Entries provided
· · ·

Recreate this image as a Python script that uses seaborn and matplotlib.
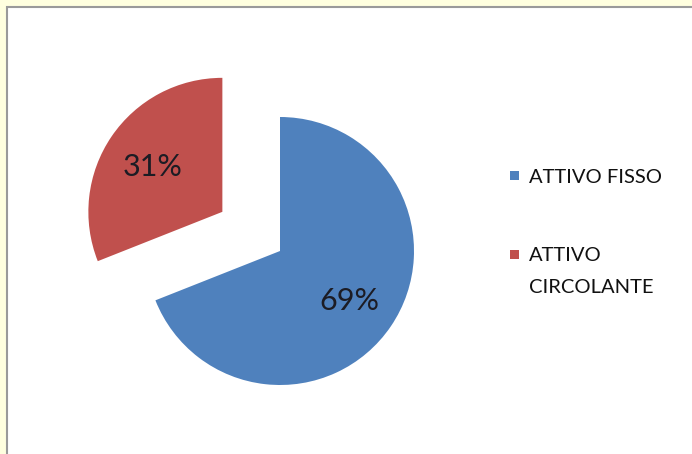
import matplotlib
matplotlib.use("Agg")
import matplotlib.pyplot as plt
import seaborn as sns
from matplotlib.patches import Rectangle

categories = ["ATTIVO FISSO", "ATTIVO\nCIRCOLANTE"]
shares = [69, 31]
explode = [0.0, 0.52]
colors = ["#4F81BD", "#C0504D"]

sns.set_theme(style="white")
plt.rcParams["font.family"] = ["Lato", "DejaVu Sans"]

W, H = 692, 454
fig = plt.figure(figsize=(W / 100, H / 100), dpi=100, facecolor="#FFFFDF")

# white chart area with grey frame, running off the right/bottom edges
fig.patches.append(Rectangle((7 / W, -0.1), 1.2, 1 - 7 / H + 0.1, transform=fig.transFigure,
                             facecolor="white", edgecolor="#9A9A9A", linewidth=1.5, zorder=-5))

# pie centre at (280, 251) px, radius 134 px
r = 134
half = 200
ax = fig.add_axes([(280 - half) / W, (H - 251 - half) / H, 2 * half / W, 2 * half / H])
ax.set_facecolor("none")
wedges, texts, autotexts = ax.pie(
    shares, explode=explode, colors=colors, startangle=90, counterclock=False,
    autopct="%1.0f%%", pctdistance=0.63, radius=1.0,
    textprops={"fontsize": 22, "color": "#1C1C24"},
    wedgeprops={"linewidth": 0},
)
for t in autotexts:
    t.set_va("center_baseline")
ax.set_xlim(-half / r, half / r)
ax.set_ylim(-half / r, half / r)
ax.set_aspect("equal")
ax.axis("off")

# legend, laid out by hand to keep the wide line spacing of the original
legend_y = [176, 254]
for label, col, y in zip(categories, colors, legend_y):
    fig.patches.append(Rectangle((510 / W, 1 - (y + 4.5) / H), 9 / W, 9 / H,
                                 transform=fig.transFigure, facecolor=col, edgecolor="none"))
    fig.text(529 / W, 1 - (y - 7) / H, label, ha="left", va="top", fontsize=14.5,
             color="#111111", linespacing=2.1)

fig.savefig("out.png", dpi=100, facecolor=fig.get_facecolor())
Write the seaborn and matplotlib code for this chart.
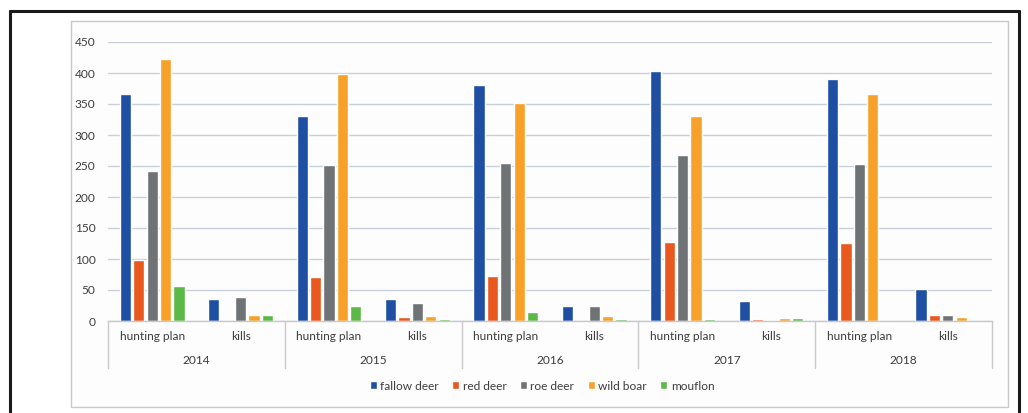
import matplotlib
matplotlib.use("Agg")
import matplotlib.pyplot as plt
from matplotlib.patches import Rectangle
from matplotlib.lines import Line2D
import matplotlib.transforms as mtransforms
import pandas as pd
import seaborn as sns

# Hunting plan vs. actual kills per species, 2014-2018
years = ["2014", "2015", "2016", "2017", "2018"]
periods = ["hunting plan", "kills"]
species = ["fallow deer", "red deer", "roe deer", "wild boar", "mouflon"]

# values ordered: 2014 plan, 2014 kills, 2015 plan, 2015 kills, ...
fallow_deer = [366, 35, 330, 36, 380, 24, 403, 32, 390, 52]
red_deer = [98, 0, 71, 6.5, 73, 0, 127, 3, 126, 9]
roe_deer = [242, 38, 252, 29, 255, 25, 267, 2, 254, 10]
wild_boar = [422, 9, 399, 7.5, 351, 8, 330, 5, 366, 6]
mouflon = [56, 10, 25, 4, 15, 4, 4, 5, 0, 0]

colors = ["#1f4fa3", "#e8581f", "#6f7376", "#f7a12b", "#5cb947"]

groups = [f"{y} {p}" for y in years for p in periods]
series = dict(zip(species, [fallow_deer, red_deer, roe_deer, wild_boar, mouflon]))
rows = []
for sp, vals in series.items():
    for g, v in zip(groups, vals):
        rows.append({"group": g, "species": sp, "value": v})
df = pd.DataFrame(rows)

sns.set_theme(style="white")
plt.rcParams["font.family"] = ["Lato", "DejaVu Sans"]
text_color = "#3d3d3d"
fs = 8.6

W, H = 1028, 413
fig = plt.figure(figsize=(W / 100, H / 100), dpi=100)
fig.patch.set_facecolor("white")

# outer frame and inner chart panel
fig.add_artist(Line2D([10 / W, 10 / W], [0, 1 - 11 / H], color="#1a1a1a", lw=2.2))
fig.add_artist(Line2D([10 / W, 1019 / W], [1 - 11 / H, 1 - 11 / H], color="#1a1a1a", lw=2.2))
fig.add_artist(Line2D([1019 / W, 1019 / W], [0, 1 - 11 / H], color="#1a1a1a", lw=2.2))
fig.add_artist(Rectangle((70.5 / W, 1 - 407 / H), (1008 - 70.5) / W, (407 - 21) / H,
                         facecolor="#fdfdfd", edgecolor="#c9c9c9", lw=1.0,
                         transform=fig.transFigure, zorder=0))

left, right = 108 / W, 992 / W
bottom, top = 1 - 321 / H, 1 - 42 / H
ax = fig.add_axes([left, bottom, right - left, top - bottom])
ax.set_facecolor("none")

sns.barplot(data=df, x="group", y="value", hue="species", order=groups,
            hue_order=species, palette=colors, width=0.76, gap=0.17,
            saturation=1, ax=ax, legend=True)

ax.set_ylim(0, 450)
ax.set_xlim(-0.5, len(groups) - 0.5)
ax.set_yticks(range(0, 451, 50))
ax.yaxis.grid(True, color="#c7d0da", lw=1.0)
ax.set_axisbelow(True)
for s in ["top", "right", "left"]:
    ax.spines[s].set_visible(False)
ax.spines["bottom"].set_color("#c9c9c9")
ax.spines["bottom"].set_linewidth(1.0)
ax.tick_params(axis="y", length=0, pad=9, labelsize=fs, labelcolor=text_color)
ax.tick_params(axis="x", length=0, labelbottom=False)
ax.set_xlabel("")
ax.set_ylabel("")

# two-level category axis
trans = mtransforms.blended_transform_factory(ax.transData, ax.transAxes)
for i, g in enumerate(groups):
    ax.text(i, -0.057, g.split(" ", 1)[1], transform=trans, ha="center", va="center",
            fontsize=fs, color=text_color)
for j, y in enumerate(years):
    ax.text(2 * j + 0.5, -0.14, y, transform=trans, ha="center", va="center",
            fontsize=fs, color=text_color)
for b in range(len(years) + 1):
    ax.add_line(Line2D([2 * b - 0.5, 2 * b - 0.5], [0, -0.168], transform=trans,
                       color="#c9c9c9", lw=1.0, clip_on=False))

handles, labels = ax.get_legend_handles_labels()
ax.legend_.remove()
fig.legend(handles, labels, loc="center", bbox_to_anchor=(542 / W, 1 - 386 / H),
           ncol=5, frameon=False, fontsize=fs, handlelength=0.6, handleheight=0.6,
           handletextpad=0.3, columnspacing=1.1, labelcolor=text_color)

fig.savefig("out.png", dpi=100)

· · ·

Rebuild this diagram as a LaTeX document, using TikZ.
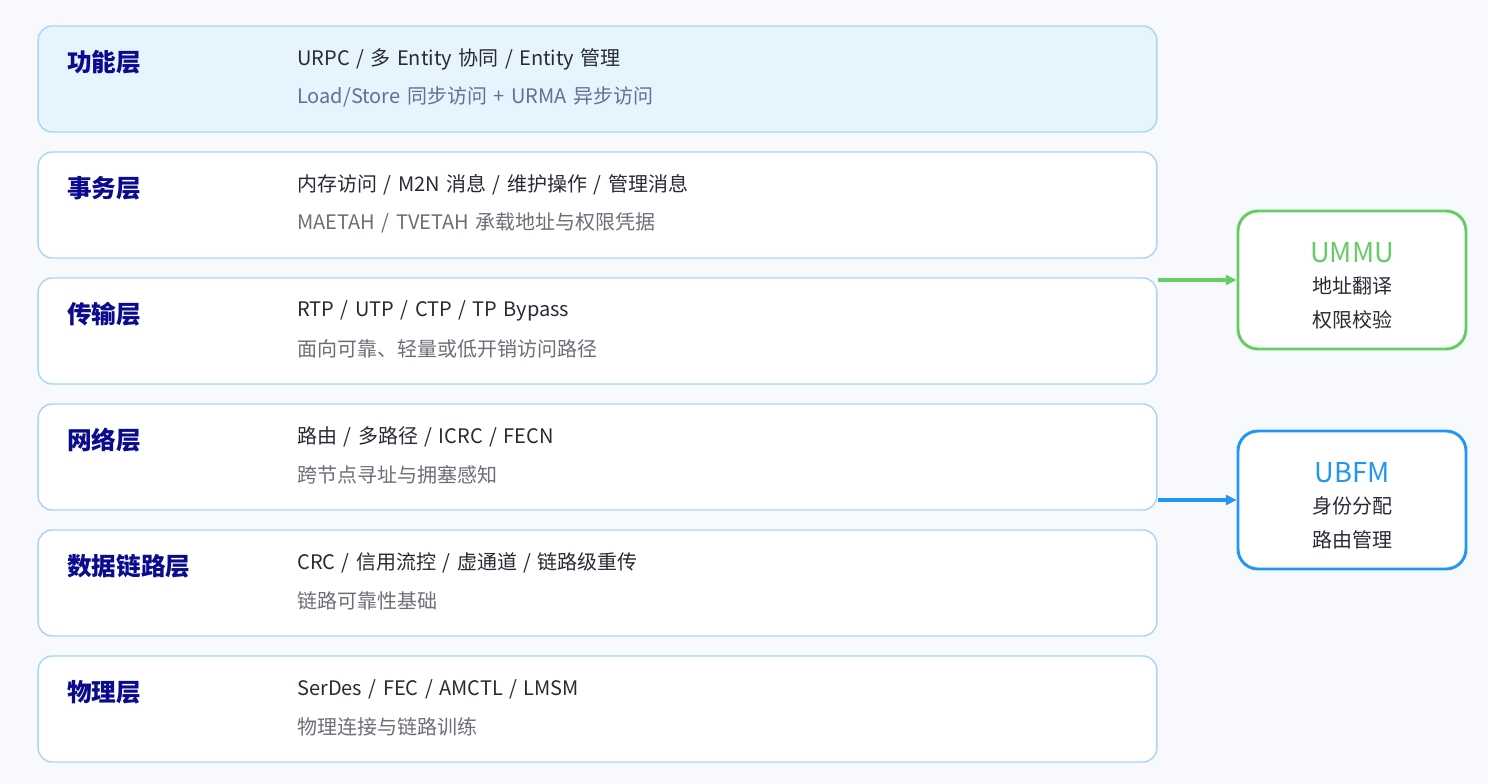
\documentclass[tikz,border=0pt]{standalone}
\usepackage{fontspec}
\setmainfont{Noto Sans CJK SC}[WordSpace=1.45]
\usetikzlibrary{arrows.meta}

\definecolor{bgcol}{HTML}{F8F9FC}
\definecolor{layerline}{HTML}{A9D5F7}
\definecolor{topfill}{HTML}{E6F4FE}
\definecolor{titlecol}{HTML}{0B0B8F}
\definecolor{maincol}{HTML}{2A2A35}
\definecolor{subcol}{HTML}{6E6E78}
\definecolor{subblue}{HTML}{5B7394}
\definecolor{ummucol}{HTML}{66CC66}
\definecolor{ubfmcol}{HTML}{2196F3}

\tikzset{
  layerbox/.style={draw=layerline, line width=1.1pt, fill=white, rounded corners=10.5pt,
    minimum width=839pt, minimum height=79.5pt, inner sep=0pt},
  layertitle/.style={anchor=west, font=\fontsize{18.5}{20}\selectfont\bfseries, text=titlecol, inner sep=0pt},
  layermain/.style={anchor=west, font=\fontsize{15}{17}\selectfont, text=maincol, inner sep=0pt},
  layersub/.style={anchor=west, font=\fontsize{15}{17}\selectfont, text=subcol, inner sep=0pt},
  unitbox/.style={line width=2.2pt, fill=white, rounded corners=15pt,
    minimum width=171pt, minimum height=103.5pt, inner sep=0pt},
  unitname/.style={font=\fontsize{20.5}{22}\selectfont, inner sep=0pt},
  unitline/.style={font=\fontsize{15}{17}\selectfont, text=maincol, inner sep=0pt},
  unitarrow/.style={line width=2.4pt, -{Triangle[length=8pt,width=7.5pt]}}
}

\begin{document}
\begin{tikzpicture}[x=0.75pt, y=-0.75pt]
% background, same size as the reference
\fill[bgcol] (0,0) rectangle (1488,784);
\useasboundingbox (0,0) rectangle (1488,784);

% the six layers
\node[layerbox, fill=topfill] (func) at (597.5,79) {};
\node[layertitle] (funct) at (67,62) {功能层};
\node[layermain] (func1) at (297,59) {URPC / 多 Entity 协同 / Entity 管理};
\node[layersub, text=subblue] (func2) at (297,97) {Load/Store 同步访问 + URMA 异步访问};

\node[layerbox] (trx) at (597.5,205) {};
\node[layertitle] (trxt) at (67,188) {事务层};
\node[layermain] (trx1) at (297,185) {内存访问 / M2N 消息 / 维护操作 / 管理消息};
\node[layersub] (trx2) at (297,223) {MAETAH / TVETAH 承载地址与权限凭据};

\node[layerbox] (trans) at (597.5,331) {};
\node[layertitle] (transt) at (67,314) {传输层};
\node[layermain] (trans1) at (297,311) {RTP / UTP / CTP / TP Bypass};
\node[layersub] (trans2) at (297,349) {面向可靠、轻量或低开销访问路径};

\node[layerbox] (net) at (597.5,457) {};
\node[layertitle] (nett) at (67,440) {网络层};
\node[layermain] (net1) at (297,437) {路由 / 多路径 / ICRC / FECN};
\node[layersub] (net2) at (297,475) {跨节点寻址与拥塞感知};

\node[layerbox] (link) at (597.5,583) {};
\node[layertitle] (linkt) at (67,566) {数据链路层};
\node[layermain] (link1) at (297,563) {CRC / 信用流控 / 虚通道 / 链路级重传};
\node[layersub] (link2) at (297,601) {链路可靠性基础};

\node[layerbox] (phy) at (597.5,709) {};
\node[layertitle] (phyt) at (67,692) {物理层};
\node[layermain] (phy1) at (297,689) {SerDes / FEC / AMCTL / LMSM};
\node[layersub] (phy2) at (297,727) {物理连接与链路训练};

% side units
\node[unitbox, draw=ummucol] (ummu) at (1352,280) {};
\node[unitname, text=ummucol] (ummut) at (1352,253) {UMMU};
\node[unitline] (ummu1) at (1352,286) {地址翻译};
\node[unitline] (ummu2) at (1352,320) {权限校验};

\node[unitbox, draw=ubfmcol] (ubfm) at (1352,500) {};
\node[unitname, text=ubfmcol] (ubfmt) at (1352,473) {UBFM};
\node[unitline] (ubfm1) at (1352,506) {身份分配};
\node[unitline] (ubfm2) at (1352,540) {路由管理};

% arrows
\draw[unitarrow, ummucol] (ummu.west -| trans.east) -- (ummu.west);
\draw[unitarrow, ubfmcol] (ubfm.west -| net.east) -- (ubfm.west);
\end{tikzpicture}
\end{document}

· · ·

To be done
In the records above, find the line with "Rebuild this diagram" and the line with "text=subblue] (func2) at", then restate word for word only those two lines and all lines between, omitting pictures.

Solution
Rebuild this diagram as a LaTeX document, using TikZ.
\documentclass[tikz,border=0pt]{standalone}
\usepackage{fontspec}
\setmainfont{Noto Sans CJK SC}[WordSpace=1.45]
\usetikzlibrary{arrows.meta}

\definecolor{bgcol}{HTML}{F8F9FC}
\definecolor{layerline}{HTML}{A9D5F7}
\definecolor{topfill}{HTML}{E6F4FE}
\definecolor{titlecol}{HTML}{0B0B8F}
\definecolor{maincol}{HTML}{2A2A35}
\definecolor{subcol}{HTML}{6E6E78}
\definecolor{subblue}{HTML}{5B7394}
\definecolor{ummucol}{HTML}{66CC66}
\definecolor{ubfmcol}{HTML}{2196F3}

\tikzset{
  layerbox/.style={draw=layerline, line width=1.1pt, fill=white, rounded corners=10.5pt,
    minimum width=839pt, minimum height=79.5pt, inner sep=0pt},
  layertitle/.style={anchor=west, font=\fontsize{18.5}{20}\selectfont\bfseries, text=titlecol, inner sep=0pt},
  layermain/.style={anchor=west, font=\fontsize{15}{17}\selectfont, text=maincol, inner sep=0pt},
  layersub/.style={anchor=west, font=\fontsize{15}{17}\selectfont, text=subcol, inner sep=0pt},
  unitbox/.style={line width=2.2pt, fill=white, rounded corners=15pt,
    minimum width=171pt, minimum height=103.5pt, inner sep=0pt},
  unitname/.style={font=\fontsize{20.5}{22}\selectfont, inner sep=0pt},
  unitline/.style={font=\fontsize{15}{17}\selectfont, text=maincol, inner sep=0pt},
  unitarrow/.style={line width=2.4pt, -{Triangle[length=8pt,width=7.5pt]}}
}

\begin{document}
\begin{tikzpicture}[x=0.75pt, y=-0.75pt]
% background, same size as the reference
\fill[bgcol] (0,0) rectangle (1488,784);
\useasboundingbox (0,0) rectangle (1488,784);

% the six layers
\node[layerbox, fill=topfill] (func) at (597.5,79) {};
\node[layertitle] (funct) at (67,62) {功能层};
\node[layermain] (func1) at (297,59) {URPC / 多 Entity 协同 / Entity 管理};
\node[layersub, text=subblue] (func2) at (297,97) {Load/Store 同步访问 + URMA 异步访问};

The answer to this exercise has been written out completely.